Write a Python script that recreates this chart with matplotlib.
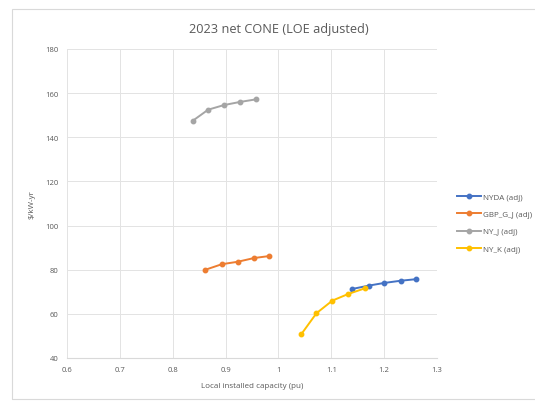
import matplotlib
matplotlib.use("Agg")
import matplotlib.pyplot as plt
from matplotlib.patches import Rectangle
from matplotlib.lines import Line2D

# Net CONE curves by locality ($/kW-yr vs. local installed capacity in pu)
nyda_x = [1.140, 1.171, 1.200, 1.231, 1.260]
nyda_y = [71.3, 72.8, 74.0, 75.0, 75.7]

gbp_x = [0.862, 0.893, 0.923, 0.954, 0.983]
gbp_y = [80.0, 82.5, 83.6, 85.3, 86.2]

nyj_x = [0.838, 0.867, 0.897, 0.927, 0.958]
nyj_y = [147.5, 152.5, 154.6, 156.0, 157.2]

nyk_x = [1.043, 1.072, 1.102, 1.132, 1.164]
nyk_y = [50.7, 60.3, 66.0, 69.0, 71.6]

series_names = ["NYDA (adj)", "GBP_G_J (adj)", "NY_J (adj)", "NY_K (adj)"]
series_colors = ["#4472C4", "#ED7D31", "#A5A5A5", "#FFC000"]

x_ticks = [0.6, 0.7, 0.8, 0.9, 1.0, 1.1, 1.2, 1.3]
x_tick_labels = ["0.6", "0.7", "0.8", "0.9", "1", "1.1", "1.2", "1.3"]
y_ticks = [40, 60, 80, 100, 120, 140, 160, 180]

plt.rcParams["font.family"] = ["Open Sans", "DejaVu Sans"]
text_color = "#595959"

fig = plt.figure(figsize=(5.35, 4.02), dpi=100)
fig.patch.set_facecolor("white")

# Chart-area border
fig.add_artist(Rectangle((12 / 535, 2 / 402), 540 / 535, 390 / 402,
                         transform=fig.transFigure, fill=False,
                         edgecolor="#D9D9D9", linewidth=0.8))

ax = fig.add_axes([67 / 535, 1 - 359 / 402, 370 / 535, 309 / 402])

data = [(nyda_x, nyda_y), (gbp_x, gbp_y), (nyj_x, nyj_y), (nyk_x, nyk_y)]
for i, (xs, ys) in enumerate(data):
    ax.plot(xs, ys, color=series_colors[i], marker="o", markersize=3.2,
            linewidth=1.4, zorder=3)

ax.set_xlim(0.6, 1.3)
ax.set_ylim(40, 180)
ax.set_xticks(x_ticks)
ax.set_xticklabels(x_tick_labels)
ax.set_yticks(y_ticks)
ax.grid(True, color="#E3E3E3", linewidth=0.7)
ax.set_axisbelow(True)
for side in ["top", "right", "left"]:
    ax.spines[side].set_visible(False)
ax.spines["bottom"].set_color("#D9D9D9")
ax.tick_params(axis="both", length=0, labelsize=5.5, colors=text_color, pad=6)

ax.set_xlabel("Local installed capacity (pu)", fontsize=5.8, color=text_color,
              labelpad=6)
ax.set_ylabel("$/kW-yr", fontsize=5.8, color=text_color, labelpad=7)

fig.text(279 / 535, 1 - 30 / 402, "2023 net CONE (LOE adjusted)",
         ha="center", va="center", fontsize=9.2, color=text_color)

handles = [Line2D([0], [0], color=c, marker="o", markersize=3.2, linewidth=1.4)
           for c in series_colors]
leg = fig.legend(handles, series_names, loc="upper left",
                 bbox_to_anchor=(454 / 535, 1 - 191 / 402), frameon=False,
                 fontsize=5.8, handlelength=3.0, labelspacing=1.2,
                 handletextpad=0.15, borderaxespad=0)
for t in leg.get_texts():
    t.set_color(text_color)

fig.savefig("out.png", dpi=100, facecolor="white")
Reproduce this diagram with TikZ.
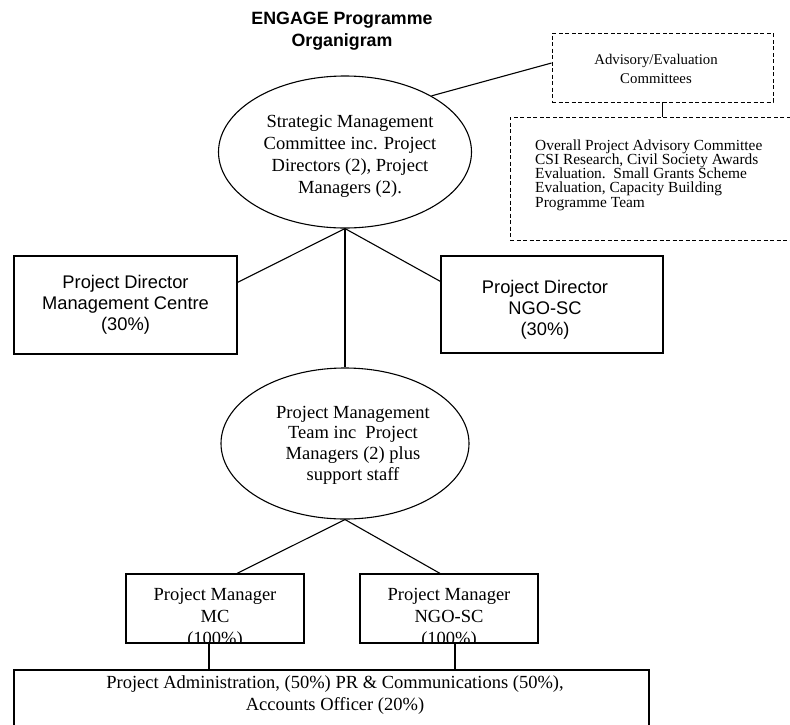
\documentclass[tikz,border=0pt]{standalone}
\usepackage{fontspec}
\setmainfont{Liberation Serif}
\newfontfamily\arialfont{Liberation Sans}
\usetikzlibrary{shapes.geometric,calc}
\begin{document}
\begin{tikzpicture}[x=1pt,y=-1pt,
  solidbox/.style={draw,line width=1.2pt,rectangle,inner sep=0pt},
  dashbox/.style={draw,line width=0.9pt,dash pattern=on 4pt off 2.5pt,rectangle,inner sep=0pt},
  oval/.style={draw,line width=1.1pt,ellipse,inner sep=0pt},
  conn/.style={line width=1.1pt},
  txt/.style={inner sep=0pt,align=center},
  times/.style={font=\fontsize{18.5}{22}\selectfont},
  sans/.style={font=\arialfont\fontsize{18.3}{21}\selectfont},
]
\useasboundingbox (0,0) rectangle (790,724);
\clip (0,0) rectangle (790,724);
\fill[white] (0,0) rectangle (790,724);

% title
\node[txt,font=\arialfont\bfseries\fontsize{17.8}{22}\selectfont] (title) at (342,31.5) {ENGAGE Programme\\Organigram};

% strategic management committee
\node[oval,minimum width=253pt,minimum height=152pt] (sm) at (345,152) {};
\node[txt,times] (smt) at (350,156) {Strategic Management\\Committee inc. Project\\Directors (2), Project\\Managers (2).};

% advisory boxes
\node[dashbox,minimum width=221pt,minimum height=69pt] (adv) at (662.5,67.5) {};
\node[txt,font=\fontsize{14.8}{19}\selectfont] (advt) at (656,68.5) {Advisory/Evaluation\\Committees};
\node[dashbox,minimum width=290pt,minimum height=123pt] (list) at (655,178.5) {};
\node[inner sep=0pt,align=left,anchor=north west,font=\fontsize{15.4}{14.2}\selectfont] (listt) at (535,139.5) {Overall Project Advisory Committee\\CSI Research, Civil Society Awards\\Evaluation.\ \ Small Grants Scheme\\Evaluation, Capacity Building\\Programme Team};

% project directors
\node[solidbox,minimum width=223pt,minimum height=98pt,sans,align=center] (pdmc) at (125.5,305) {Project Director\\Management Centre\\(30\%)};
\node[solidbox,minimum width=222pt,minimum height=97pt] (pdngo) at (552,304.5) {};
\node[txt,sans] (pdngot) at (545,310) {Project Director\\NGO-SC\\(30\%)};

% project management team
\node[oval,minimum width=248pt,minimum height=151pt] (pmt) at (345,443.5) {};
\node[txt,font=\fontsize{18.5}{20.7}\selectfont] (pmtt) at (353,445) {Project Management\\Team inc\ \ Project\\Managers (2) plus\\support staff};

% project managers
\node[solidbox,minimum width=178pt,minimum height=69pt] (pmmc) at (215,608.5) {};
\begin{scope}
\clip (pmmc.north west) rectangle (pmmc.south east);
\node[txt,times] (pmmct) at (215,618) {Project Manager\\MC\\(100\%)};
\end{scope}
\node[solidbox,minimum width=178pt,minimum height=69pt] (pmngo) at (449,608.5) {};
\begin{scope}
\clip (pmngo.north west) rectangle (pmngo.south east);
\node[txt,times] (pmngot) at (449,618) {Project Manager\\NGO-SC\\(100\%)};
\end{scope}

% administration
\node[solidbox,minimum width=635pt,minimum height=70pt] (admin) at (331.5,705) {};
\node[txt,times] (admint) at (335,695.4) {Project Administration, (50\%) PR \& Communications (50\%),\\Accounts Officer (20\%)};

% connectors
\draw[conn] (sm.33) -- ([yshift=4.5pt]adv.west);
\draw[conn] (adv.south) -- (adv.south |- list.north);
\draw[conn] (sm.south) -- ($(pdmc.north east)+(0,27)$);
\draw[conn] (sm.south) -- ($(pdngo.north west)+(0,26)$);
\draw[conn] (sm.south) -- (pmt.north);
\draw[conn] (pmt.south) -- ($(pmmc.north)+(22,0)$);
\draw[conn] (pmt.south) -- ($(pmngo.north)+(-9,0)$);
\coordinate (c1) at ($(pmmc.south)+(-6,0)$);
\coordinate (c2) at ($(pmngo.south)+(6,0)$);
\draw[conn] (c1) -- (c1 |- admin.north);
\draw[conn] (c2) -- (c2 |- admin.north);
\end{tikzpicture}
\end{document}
◇ ◇ ◇ ◇
**JOB**
Repeat everything in the records precisely. Images are excluded from the copy.

**THE ANSWER**
Write a Python script that recreates this chart with matplotlib.
import matplotlib
matplotlib.use("Agg")
import matplotlib.pyplot as plt
from matplotlib.patches import Rectangle
from matplotlib.lines import Line2D

# Net CONE curves by locality ($/kW-yr vs. local installed capacity in pu)
nyda_x = [1.140, 1.171, 1.200, 1.231, 1.260]
nyda_y = [71.3, 72.8, 74.0, 75.0, 75.7]

gbp_x = [0.862, 0.893, 0.923, 0.954, 0.983]
gbp_y = [80.0, 82.5, 83.6, 85.3, 86.2]

nyj_x = [0.838, 0.867, 0.897, 0.927, 0.958]
nyj_y = [147.5, 152.5, 154.6, 156.0, 157.2]

nyk_x = [1.043, 1.072, 1.102, 1.132, 1.164]
nyk_y = [50.7, 60.3, 66.0, 69.0, 71.6]

series_names = ["NYDA (adj)", "GBP_G_J (adj)", "NY_J (adj)", "NY_K (adj)"]
series_colors = ["#4472C4", "#ED7D31", "#A5A5A5", "#FFC000"]

x_ticks = [0.6, 0.7, 0.8, 0.9, 1.0, 1.1, 1.2, 1.3]
x_tick_labels = ["0.6", "0.7", "0.8", "0.9", "1", "1.1", "1.2", "1.3"]
y_ticks = [40, 60, 80, 100, 120, 140, 160, 180]

plt.rcParams["font.family"] = ["Open Sans", "DejaVu Sans"]
text_color = "#595959"

fig = plt.figure(figsize=(5.35, 4.02), dpi=100)
fig.patch.set_facecolor("white")

# Chart-area border
fig.add_artist(Rectangle((12 / 535, 2 / 402), 540 / 535, 390 / 402,
                         transform=fig.transFigure, fill=False,
                         edgecolor="#D9D9D9", linewidth=0.8))

ax = fig.add_axes([67 / 535, 1 - 359 / 402, 370 / 535, 309 / 402])

data = [(nyda_x, nyda_y), (gbp_x, gbp_y), (nyj_x, nyj_y), (nyk_x, nyk_y)]
for i, (xs, ys) in enumerate(data):
    ax.plot(xs, ys, color=series_colors[i], marker="o", markersize=3.2,
            linewidth=1.4, zorder=3)

ax.set_xlim(0.6, 1.3)
ax.set_ylim(40, 180)
ax.set_xticks(x_ticks)
ax.set_xticklabels(x_tick_labels)
ax.set_yticks(y_ticks)
ax.grid(True, color="#E3E3E3", linewidth=0.7)
ax.set_axisbelow(True)
for side in ["top", "right", "left"]:
    ax.spines[side].set_visible(False)
ax.spines["bottom"].set_color("#D9D9D9")
ax.tick_params(axis="both", length=0, labelsize=5.5, colors=text_color, pad=6)

ax.set_xlabel("Local installed capacity (pu)", fontsize=5.8, color=text_color,
              labelpad=6)
ax.set_ylabel("$/kW-yr", fontsize=5.8, color=text_color, labelpad=7)

fig.text(279 / 535, 1 - 30 / 402, "2023 net CONE (LOE adjusted)",
         ha="center", va="center", fontsize=9.2, color=text_color)

handles = [Line2D([0], [0], color=c, marker="o", markersize=3.2, linewidth=1.4)
           for c in series_colors]
leg = fig.legend(handles, series_names, loc="upper left",
                 bbox_to_anchor=(454 / 535, 1 - 191 / 402), frameon=False,
                 fontsize=5.8, handlelength=3.0, labelspacing=1.2,
                 handletextpad=0.15, borderaxespad=0)
for t in leg.get_texts():
    t.set_color(text_color)

fig.savefig("out.png", dpi=100, facecolor="white")
Reproduce this diagram with TikZ.
\documentclass[tikz,border=0pt]{standalone}
\usepackage{fontspec}
\setmainfont{Liberation Serif}
\newfontfamily\arialfont{Liberation Sans}
\usetikzlibrary{shapes.geometric,calc}
\begin{document}
\begin{tikzpicture}[x=1pt,y=-1pt,
  solidbox/.style={draw,line width=1.2pt,rectangle,inner sep=0pt},
  dashbox/.style={draw,line width=0.9pt,dash pattern=on 4pt off 2.5pt,rectangle,inner sep=0pt},
  oval/.style={draw,line width=1.1pt,ellipse,inner sep=0pt},
  conn/.style={line width=1.1pt},
  txt/.style={inner sep=0pt,align=center},
  times/.style={font=\fontsize{18.5}{22}\selectfont},
  sans/.style={font=\arialfont\fontsize{18.3}{21}\selectfont},
]
\useasboundingbox (0,0) rectangle (790,724);
\clip (0,0) rectangle (790,724);
\fill[white] (0,0) rectangle (790,724);

% title
\node[txt,font=\arialfont\bfseries\fontsize{17.8}{22}\selectfont] (title) at (342,31.5) {ENGAGE Programme\\Organigram};

% strategic management committee
\node[oval,minimum width=253pt,minimum height=152pt] (sm) at (345,152) {};
\node[txt,times] (smt) at (350,156) {Strategic Management\\Committee inc. Project\\Directors (2), Project\\Managers (2).};

% advisory boxes
\node[dashbox,minimum width=221pt,minimum height=69pt] (adv) at (662.5,67.5) {};
\node[txt,font=\fontsize{14.8}{19}\selectfont] (advt) at (656,68.5) {Advisory/Evaluation\\Committees};
\node[dashbox,minimum width=290pt,minimum height=123pt] (list) at (655,178.5) {};
\node[inner sep=0pt,align=left,anchor=north west,font=\fontsize{15.4}{14.2}\selectfont] (listt) at (535,139.5) {Overall Project Advisory Committee\\CSI Research, Civil Society Awards\\Evaluation.\ \ Small Grants Scheme\\Evaluation, Capacity Building\\Programme Team};

% project directors
\node[solidbox,minimum width=223pt,minimum height=98pt,sans,align=center] (pdmc) at (125.5,305) {Project Director\\Management Centre\\(30\%)};
\node[solidbox,minimum width=222pt,minimum height=97pt] (pdngo) at (552,304.5) {};
\node[txt,sans] (pdngot) at (545,310) {Project Director\\NGO-SC\\(30\%)};

% project management team
\node[oval,minimum width=248pt,minimum height=151pt] (pmt) at (345,443.5) {};
\node[txt,font=\fontsize{18.5}{20.7}\selectfont] (pmtt) at (353,445) {Project Management\\Team inc\ \ Project\\Managers (2) plus\\support staff};

% project managers
\node[solidbox,minimum width=178pt,minimum height=69pt] (pmmc) at (215,608.5) {};
\begin{scope}
\clip (pmmc.north west) rectangle (pmmc.south east);
\node[txt,times] (pmmct) at (215,618) {Project Manager\\MC\\(100\%)};
\end{scope}
\node[solidbox,minimum width=178pt,minimum height=69pt] (pmngo) at (449,608.5) {};
\begin{scope}
\clip (pmngo.north west) rectangle (pmngo.south east);
\node[txt,times] (pmngot) at (449,618) {Project Manager\\NGO-SC\\(100\%)};
\end{scope}

% administration
\node[solidbox,minimum width=635pt,minimum height=70pt] (admin) at (331.5,705) {};
\node[txt,times] (admint) at (335,695.4) {Project Administration, (50\%) PR \& Communications (50\%),\\Accounts Officer (20\%)};

% connectors
\draw[conn] (sm.33) -- ([yshift=4.5pt]adv.west);
\draw[conn] (adv.south) -- (adv.south |- list.north);
\draw[conn] (sm.south) -- ($(pdmc.north east)+(0,27)$);
\draw[conn] (sm.south) -- ($(pdngo.north west)+(0,26)$);
\draw[conn] (sm.south) -- (pmt.north);
\draw[conn] (pmt.south) -- ($(pmmc.north)+(22,0)$);
\draw[conn] (pmt.south) -- ($(pmngo.north)+(-9,0)$);
\coordinate (c1) at ($(pmmc.south)+(-6,0)$);
\coordinate (c2) at ($(pmngo.south)+(6,0)$);
\draw[conn] (c1) -- (c1 |- admin.north);
\draw[conn] (c2) -- (c2 |- admin.north);
\end{tikzpicture}
\end{document}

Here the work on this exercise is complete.